IHOP (International House of Prayer) Dining for Two Part 2

Last week we began discussing Six Aspects of Agreement:

Aspect #1:  Agreement in marriage (I Pet. 3:7).

This week let’s continue…

Aspect #2:  Agreement in Church (I Cor. 1:10).

Here the Word of God says, “Now I beseech you, brethren, by the name of our Lord Jesus Christ, that ye all speak the same thing, and that there be no divisions among you; but that ye be perfectly joined together in the same mind and in the same judgment.”

We have tremendous agreement on our staff!  My core team has been with Anne and me for 18-23 years!  I have people and pastors amazed at that!  We have had very little staff turnover because we work at it!  Over all these 23 years, we have disagreed many times but we have learned to disagree…agreeably.  We realize that our ministry assignment is bigger than our present personal differences!  We too, disagree in private but are one voice in public.

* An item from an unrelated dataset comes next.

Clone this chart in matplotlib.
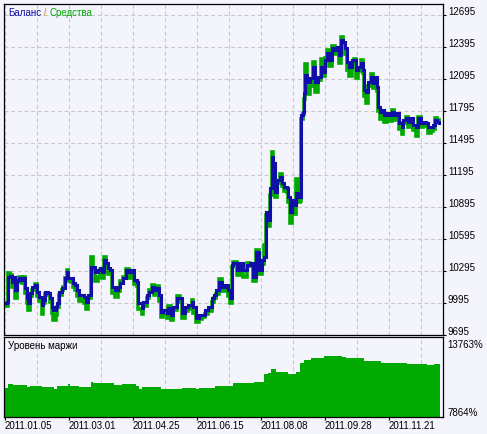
import matplotlib
matplotlib.use("Agg")
import matplotlib.pyplot as plt
import numpy as np

plt.rcParams['font.family'] = ['Liberation Sans', 'DejaVu Sans']

# bar numbers (x) with balance / equity
bars = [0, 3, 4, 6, 8, 10, 11, 13, 15, 18,
        19, 21, 23, 24, 26, 28, 31, 33, 35, 38,
        39, 41, 44, 46, 48, 49, 52, 53, 55, 58,
        59, 61, 63, 64, 67, 69, 71, 73, 75, 78,
        80, 82, 84, 87, 89, 91, 94, 96, 98, 100,
        102, 104, 106, 108, 111, 114, 116, 119, 122, 125,
        128, 130, 133, 134, 138, 139, 143, 145, 148, 150,
        153, 155, 157, 159, 163, 164, 167, 169, 173, 176,
        178, 181, 184, 188, 189, 192, 195, 198, 201, 204,
        208, 210, 212, 215, 218, 221, 224, 226, 228, 229,
        233, 236, 239, 243, 246, 249, 252, 255, 258, 260,
        262, 264, 266, 268, 269, 271, 273, 276, 278, 280,
        283, 284, 286, 288, 290, 292, 294, 296, 297, 299,
        300, 301, 303, 306, 309, 311, 314, 317, 319, 321,
        323, 325, 328, 331, 333, 335, 337, 339, 341, 343,
        345, 348, 350, 352, 354, 357, 359, 360, 362, 364,
        367, 369, 371, 373, 374, 376, 379, 380, 383, 385,
        388, 390, 392, 395, 398, 399, 402, 404, 407, 409,
        412, 414, 417, 419, 422, 424, 427, 429, 431, 433, 435]

balance = [9988, 9998, 10232, 10241, 10185, 10232, 10110, 10204, 10223, 10204,
           10223, 10129, 10035, 9988, 10082, 10138, 10157, 10091, 10045, 9970,
           10016, 10091, 10082, 10035, 9951, 9923, 9951, 9988, 10091, 10129,
           10129, 10223, 10279, 10223, 10223, 10176, 10157, 10110, 10063, 10063,
           10045, 9998, 10063, 10326, 10326, 10279, 10298, 10317, 10279, 10391,
           10363, 10317, 10298, 10138, 10110, 10138, 10176, 10223, 10298, 10279,
           10298, 10204, 10185, 9988, 9941, 9998, 10063, 10091, 10138, 10110,
           10129, 10063, 9904, 9923, 9895, 9941, 9876, 9951, 10035, 10035,
           9895, 9951, 9970, 9998, 9951, 9848, 9876, 9876, 9923, 9951,
           10035, 10063, 10110, 10185, 10138, 10157, 10110, 10035, 10345, 10363,
           10298, 10363, 10298, 10345, 10363, 10232, 10467, 10298, 10391, 10420,
           10841, 10766, 11066, 11357, 11301, 11029, 11141, 11170, 11113, 11076,
           11066, 10982, 10841, 10954, 10907, 11020, 10982, 10982, 11751, 11779,
           11957, 12126, 12060, 12098, 12201, 12060, 12107, 12201, 12154, 12266,
           12332, 12266, 12379, 12360, 12388, 12313, 12454, 12435, 12379, 12248,
           12201, 12266, 12266, 12173, 12201, 12238, 12173, 11985, 11966, 12060,
           12107, 12051, 12107, 12013, 11826, 11779, 11798, 11751, 11770, 11751,
           11779, 11751, 11770, 11676, 11638, 11704, 11723, 11685, 11723, 11657,
           11638, 11723, 11676, 11685, 11676, 11638, 11638, 11657, 11704, 11685, 11676]

equity = [9960, 9960, 10270, 10250, 10140, 10215, 10035, 10190, 10240, 10180,
          10240, 10090, 9990, 9925, 10060, 10110, 10170, 10060, 10010, 9890,
          9990, 10080, 10070, 10000, 9900, 9830, 9880, 9950, 10070, 10110,
          10140, 10230, 10300, 10200, 10190, 10140, 10110, 10060, 10010, 10030,
          9990, 9940, 10040, 10420, 10290, 10200, 10240, 10300, 10230, 10420,
          10330, 10260, 10270, 10090, 10050, 10100, 10200, 10240, 10310, 10230,
          10280, 10170, 10150, 9940, 9890, 9960, 10040, 10110, 10160, 10070,
          10150, 10010, 9860, 9890, 9850, 9960, 9830, 9930, 10060, 10000,
          9850, 9920, 9940, 10020, 9900, 9810, 9840, 9860, 9890, 9920,
          10000, 10040, 10080, 10220, 10100, 10140, 10060, 9990, 10330, 10380,
          10250, 10340, 10240, 10370, 10340, 10200, 10490, 10260, 10360, 10540,
          10820, 10710, 11000, 11410, 11250, 10990, 11120, 11200, 11090, 11040,
          11030, 10940, 10740, 10920, 10830, 11150, 10940, 10950, 11720, 11760,
          11900, 12230, 11950, 12030, 12250, 11970, 12080, 12280, 12120, 12290,
          12360, 12210, 12400, 12330, 12360, 12240, 12490, 12430, 12330, 12180,
          12120, 12240, 12280, 12100, 12170, 12270, 12150, 11930, 11870, 12030,
          12140, 12010, 12080, 11980, 11790, 11720, 11760, 11690, 11740, 11700,
          11800, 11710, 11740, 11620, 11580, 11680, 11740, 11640, 11700, 11610,
          11560, 11740, 11640, 11660, 11650, 11590, 11600, 11620, 11730, 11710, 11690]

# margin level, %
margin_bars = [0, 4, 9, 23, 26, 38, 50, 53, 64, 66, 75, 87, 89, 110, 118,
               132, 135, 138, 157, 170, 178, 192, 195, 211, 229, 250, 260,
               264, 267, 272, 284, 292, 296, 300, 307, 320, 338, 342, 360,
               377, 403, 423, 430, 436]
margin = [10002, 10319, 10246, 10076, 10172, 10076, 9951, 10172, 10319, 10172,
          10076, 10445, 10371, 10270, 10319, 10172, 9951, 10076, 9978, 9930,
          10027, 9914, 10002, 10172, 10371, 10494, 11034, 11130, 11403, 11230,
          11034, 11230, 11846, 12089, 12212, 12384, 12335, 12212, 12040, 11846,
          11800, 11750, 11800, 11800]

date_bars = [1, 65, 129, 193, 257, 321, 385]
date_labels = ['2011.01.05', '2011.03.01', '2011.04.25', '2011.06.15',
               '2011.08.08', '2011.09.28', '2011.11.21']
grid_bars = np.arange(1, 430, 32)
price_ticks = np.arange(9695, 12696, 300)
margin_lo, margin_hi = 7864, 13763

bg = '#F4F4FC'
blue = '#1010A8'
green = '#00A800'
gridc = '#C8C8CC'

fig = plt.figure(figsize=(4.87, 4.34), dpi=100, facecolor=bg)
ax = fig.add_axes([4.3 / 487, 1 - 334.7 / 434, 438.4 / 487, 330.4 / 434], facecolor=bg)
ax2 = fig.add_axes([4.3 / 487, 1 - 417.3 / 434, 438.4 / 487, 80 / 434], facecolor=bg)

# main panel
ax.plot(bars, equity, color=green, lw=2.6, drawstyle='steps-post', solid_joinstyle='miter')
ax.plot(bars, balance, color=blue, lw=2.2, drawstyle='steps-post', solid_joinstyle='miter')
ax.set_xlim(0.3, 438.7)
ax.set_ylim(9695, 12792)
ax.set_xticks(grid_bars)
ax.set_yticks(price_ticks)
ax.tick_params(axis='x', length=0, labelbottom=False)
ax.tick_params(axis='y', left=False, labelleft=False, right=True, labelright=True,
               direction='out', length=2.2, width=0.8, pad=1.5, labelsize=7)
for t in ax.get_yticklabels():
    t.set_verticalalignment('baseline')
ax.grid(True, color=gridc, lw=0.8, linestyle=(0, (3.5, 2.5)))
ax.set_axisbelow(True)

t1 = ax.annotate('Баланс', xy=(0, 1), xycoords='axes fraction', xytext=(3.5, -4),
                 textcoords='offset pixels', ha='left', va='top', fontsize=7, color=blue)
t2 = ax.annotate(' / ', xy=(1, 0), xycoords=t1, ha='left', va='bottom', fontsize=7, color='#D08000')
ax.annotate('Средства', xy=(1, 0), xycoords=t2, ha='left', va='bottom', fontsize=7, color=green)

# margin level panel
ax2.fill_between(margin_bars, margin_lo, margin, step='post', color='#00AA00', lw=0)
ax2.set_xlim(0.3, 438.7)
ax2.set_ylim(margin_lo, margin_hi)
ax2.set_yticks([])
ax2.set_xticks(date_bars)
ax2.set_xticklabels(date_labels, ha='left', fontsize=7)
ax2.set_xticks(grid_bars, minor=True)
ax2.tick_params(axis='x', which='major', direction='out', length=2.5, width=0.8, pad=0.5)
ax2.tick_params(axis='x', which='minor', length=0)
ax2.grid(True, which='minor', axis='x', color=gridc, lw=0.8, linestyle=(0, (3.5, 2.5)))
ax2.set_axisbelow(True)
ax2.annotate('Уровень маржи', xy=(0, 1), xycoords='axes fraction', xytext=(3.5, -3.5),
             textcoords='offset pixels', ha='left', va='top', fontsize=7)
ax2.annotate('%d%%' % margin_hi, xy=(1, 1), xycoords='axes fraction', xytext=(4.5, -3),
             textcoords='offset pixels', ha='left', va='top', fontsize=7)
ax2.annotate('%d%%' % margin_lo, xy=(1, 0), xycoords='axes fraction', xytext=(4.5, 1.5),
             textcoords='offset pixels', ha='left', va='baseline', fontsize=7)

for a in (ax, ax2):
    for s in a.spines.values():
        s.set_color('black')
        s.set_linewidth(0.9)

fig.savefig('out.png', dpi=100, facecolor=bg)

I am as loyal to them as they are to me and I will not undermine them to the congregation.  If something needs to be fixed, we will do so behind closed doors, but I will never throw them under the bus to the first congregation member who complains about them!  23 years of loyalty is worth so much more than that!  That unity has flowed down into our church (see Psalm 133:1-6) and while we are certainly not the perfect church (I tell people frequently “we are the perfect church for imperfect people”), we by and large are a very positive, loving, joyful unified church.  I encourage people in a very loving way to find a church that you can flow with and support the vision.  The worst thing you can do is just sit somewhere and disagree with everything and then talk about it!  Learn to focus on the positive (see Phil. 4:8) as whatever you magnify grows, and what get your attention, gets you!

Unfortunately, disagreeable people always find something to disagree about.  Remember this, everywhere you go…there you are!  Disagreeable people simply change location…they wouldn’t be happy unless they are unhappy!  We must work towards unity and agreement (see Eph. 4:1-3) as division destroys homes and churches.

Unity celebrates difference…but it takes your difference and my difference, and it locks arms and makes a difference for Jesus.  Remember this, unity is not sounding the same…it’s sounding together!